*Requirement*:
Extract only the first line of the listing and every line after it up to and including the one with "3500, 4000, 4500];". Omit the pictures.

*Available data*:
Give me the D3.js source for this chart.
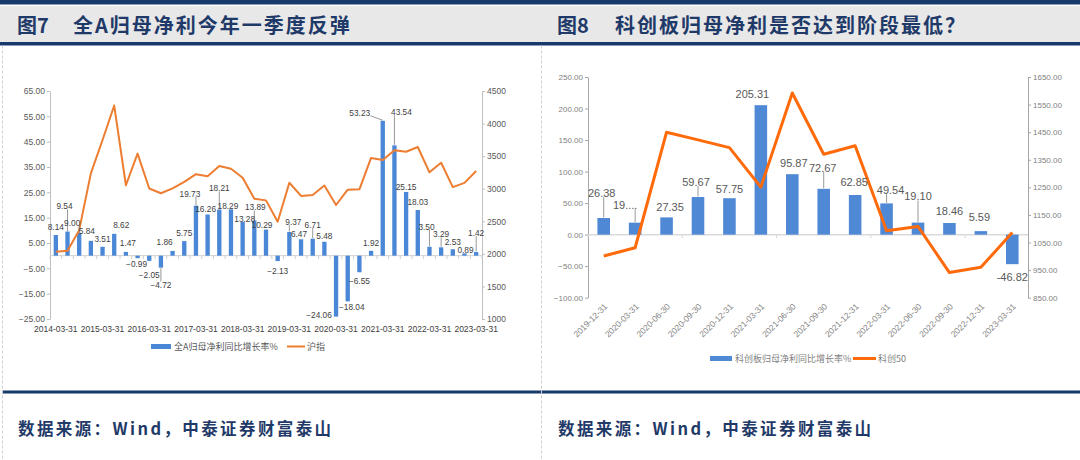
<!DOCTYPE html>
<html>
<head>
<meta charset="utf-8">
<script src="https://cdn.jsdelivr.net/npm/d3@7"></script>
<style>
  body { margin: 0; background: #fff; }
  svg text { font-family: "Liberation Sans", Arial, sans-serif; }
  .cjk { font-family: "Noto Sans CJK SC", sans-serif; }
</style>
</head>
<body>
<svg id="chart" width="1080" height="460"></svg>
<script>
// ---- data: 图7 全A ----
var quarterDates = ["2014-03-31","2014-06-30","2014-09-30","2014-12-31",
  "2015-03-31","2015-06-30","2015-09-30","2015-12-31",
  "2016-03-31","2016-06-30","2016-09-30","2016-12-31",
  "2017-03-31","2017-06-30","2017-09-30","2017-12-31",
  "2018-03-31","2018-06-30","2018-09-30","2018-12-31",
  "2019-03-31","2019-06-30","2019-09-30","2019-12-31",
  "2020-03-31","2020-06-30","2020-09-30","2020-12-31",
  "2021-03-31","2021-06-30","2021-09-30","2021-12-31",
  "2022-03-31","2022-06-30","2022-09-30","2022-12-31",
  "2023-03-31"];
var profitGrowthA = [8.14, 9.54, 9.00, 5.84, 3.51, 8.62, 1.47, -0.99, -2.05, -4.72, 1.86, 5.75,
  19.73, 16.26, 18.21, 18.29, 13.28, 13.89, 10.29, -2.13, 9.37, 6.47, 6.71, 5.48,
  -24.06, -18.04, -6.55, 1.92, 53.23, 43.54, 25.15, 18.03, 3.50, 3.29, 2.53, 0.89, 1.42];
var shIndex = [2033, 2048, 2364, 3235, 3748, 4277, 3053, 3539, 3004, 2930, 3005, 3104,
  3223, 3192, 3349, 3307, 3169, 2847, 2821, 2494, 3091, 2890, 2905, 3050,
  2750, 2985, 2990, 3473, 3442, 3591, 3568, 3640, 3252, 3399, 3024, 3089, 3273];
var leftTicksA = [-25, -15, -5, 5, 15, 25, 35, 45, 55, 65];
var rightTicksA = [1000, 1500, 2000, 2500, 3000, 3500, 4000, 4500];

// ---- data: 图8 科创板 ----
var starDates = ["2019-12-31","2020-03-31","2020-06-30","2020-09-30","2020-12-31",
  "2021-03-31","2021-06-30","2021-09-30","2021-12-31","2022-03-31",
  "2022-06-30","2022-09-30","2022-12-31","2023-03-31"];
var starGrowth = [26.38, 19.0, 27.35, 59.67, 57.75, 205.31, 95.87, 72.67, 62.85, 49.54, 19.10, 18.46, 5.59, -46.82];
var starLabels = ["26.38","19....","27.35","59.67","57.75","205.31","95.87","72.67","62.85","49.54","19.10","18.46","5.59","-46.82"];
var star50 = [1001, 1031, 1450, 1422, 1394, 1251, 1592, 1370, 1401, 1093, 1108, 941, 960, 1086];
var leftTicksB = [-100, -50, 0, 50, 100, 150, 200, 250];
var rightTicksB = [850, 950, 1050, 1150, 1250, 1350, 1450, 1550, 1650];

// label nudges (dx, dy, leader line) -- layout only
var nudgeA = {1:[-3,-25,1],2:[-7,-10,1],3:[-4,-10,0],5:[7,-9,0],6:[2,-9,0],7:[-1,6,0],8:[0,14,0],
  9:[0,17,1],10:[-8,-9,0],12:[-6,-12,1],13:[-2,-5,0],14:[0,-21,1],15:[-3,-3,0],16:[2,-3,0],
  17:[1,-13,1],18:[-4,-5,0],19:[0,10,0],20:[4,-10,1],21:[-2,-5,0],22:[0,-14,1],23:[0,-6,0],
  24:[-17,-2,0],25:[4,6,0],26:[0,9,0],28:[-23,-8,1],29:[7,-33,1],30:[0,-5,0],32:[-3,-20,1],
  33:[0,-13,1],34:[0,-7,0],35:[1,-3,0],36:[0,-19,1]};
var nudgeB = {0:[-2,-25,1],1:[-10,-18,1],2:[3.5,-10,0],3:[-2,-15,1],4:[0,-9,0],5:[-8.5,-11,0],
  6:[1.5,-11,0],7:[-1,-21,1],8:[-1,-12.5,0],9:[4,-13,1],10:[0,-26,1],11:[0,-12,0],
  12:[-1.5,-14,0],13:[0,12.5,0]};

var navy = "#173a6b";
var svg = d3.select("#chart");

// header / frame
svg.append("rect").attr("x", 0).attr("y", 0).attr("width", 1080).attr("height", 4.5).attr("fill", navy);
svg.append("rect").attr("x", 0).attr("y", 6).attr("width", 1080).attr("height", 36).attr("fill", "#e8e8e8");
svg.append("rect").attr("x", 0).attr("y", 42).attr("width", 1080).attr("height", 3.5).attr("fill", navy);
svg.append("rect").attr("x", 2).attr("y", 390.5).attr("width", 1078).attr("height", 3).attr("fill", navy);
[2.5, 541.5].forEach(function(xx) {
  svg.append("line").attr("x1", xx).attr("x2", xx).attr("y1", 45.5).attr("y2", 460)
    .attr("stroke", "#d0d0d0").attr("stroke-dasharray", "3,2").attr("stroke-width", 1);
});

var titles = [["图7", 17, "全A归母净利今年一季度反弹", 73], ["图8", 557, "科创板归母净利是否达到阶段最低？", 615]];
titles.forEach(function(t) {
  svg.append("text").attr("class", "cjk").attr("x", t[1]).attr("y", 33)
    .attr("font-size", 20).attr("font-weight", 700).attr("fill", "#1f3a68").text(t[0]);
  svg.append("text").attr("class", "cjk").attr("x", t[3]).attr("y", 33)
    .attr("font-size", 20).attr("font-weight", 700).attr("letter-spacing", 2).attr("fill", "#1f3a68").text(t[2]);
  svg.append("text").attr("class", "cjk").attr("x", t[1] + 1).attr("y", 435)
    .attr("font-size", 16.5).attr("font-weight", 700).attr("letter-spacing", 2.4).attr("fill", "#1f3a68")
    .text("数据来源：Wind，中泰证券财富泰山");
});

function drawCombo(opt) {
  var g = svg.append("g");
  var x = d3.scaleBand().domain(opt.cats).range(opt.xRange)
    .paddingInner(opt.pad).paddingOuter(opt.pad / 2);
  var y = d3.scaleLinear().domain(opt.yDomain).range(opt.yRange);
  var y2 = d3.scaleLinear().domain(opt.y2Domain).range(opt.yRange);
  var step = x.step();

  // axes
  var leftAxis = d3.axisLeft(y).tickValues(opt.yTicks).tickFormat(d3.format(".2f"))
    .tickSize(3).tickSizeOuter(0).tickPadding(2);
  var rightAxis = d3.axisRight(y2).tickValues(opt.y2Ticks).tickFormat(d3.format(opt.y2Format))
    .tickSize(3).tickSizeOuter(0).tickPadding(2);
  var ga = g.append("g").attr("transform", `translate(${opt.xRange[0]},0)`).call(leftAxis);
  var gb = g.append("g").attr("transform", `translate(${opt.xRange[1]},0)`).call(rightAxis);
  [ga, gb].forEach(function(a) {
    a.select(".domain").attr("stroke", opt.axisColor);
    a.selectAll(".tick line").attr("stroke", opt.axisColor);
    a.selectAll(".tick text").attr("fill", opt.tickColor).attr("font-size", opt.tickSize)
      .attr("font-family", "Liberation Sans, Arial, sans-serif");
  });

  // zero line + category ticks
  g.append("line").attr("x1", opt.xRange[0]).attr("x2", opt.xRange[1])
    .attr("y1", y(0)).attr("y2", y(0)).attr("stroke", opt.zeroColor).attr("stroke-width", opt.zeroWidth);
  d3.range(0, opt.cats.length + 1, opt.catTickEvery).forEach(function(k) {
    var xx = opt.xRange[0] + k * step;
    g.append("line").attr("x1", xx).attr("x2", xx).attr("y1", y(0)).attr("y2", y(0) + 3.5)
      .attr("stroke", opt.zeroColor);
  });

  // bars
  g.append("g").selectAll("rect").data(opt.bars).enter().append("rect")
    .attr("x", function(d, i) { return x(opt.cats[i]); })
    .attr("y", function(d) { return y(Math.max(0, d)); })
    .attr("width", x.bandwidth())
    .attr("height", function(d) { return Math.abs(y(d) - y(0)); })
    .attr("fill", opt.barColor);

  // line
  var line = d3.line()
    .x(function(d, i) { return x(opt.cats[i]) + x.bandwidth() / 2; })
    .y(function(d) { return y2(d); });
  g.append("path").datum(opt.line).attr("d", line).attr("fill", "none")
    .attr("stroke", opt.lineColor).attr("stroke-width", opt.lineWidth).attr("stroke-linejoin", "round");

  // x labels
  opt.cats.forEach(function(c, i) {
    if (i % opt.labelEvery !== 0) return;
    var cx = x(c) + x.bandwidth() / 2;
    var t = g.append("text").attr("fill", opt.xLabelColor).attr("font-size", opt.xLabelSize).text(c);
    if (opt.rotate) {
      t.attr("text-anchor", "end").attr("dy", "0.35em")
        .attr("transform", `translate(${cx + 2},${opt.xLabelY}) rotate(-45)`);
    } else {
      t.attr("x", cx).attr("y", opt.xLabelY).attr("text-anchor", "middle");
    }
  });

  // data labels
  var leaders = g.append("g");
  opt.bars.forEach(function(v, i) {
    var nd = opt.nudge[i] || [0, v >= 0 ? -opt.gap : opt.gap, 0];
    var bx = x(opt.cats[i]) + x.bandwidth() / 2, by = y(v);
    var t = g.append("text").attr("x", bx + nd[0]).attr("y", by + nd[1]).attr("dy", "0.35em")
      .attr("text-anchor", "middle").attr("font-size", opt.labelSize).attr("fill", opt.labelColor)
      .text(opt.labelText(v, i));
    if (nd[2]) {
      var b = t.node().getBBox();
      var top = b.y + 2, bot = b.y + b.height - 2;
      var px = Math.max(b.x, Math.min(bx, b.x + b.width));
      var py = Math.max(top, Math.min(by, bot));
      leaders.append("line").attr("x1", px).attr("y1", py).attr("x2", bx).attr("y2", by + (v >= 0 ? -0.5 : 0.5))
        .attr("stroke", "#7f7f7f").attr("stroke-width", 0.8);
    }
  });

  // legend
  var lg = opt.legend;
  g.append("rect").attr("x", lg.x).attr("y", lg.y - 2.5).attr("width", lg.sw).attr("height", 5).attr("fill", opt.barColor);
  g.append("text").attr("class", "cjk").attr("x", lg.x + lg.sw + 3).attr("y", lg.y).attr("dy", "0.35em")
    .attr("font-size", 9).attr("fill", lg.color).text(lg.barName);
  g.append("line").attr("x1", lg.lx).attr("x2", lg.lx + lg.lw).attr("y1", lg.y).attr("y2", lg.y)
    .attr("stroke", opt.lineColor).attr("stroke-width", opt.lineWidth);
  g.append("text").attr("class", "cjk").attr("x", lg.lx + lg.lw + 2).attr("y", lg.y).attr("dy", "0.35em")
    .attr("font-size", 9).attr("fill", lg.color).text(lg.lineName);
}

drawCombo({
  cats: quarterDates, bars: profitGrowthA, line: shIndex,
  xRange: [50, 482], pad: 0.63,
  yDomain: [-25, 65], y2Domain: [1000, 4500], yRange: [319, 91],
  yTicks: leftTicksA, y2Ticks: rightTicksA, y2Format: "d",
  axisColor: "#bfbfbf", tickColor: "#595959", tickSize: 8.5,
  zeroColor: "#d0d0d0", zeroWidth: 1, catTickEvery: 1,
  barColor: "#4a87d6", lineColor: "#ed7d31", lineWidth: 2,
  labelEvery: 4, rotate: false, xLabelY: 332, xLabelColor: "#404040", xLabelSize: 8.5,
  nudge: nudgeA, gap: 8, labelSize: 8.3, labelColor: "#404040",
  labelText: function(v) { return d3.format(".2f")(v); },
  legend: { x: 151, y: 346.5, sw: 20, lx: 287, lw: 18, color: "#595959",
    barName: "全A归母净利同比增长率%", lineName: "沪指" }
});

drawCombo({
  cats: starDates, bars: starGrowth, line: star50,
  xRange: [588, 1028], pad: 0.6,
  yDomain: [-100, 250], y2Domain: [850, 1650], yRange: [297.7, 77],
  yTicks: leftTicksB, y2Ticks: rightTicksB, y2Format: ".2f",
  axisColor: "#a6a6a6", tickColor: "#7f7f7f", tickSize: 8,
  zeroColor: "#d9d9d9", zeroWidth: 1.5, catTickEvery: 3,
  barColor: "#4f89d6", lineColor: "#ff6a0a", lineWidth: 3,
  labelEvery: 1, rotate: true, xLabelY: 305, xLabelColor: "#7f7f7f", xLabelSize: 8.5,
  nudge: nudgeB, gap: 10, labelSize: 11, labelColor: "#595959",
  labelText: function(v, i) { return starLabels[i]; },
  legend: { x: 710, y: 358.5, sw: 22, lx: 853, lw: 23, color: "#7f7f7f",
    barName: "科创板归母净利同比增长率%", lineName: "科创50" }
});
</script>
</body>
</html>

*Solution*:
Give me the D3.js source for this chart.
<!DOCTYPE html>
<html>
<head>
<meta charset="utf-8">
<script src="https://cdn.jsdelivr.net/npm/d3@7"></script>
<style>
  body { margin: 0; background: #fff; }
  svg text { font-family: "Liberation Sans", Arial, sans-serif; }
  .cjk { font-family: "Noto Sans CJK SC", sans-serif; }
</style>
</head>
<body>
<svg id="chart" width="1080" height="460"></svg>
<script>
// ---- data: 图7 全A ----
var quarterDates = ["2014-03-31","2014-06-30","2014-09-30","2014-12-31",
  "2015-03-31","2015-06-30","2015-09-30","2015-12-31",
  "2016-03-31","2016-06-30","2016-09-30","2016-12-31",
  "2017-03-31","2017-06-30","2017-09-30","2017-12-31",
  "2018-03-31","2018-06-30","2018-09-30","2018-12-31",
  "2019-03-31","2019-06-30","2019-09-30","2019-12-31",
  "2020-03-31","2020-06-30","2020-09-30","2020-12-31",
  "2021-03-31","2021-06-30","2021-09-30","2021-12-31",
  "2022-03-31","2022-06-30","2022-09-30","2022-12-31",
  "2023-03-31"];
var profitGrowthA = [8.14, 9.54, 9.00, 5.84, 3.51, 8.62, 1.47, -0.99, -2.05, -4.72, 1.86, 5.75,
  19.73, 16.26, 18.21, 18.29, 13.28, 13.89, 10.29, -2.13, 9.37, 6.47, 6.71, 5.48,
  -24.06, -18.04, -6.55, 1.92, 53.23, 43.54, 25.15, 18.03, 3.50, 3.29, 2.53, 0.89, 1.42];
var shIndex = [2033, 2048, 2364, 3235, 3748, 4277, 3053, 3539, 3004, 2930, 3005, 3104,
  3223, 3192, 3349, 3307, 3169, 2847, 2821, 2494, 3091, 2890, 2905, 3050,
  2750, 2985, 2990, 3473, 3442, 3591, 3568, 3640, 3252, 3399, 3024, 3089, 3273];
var leftTicksA = [-25, -15, -5, 5, 15, 25, 35, 45, 55, 65];
var rightTicksA = [1000, 1500, 2000, 2500, 3000, 3500, 4000, 4500];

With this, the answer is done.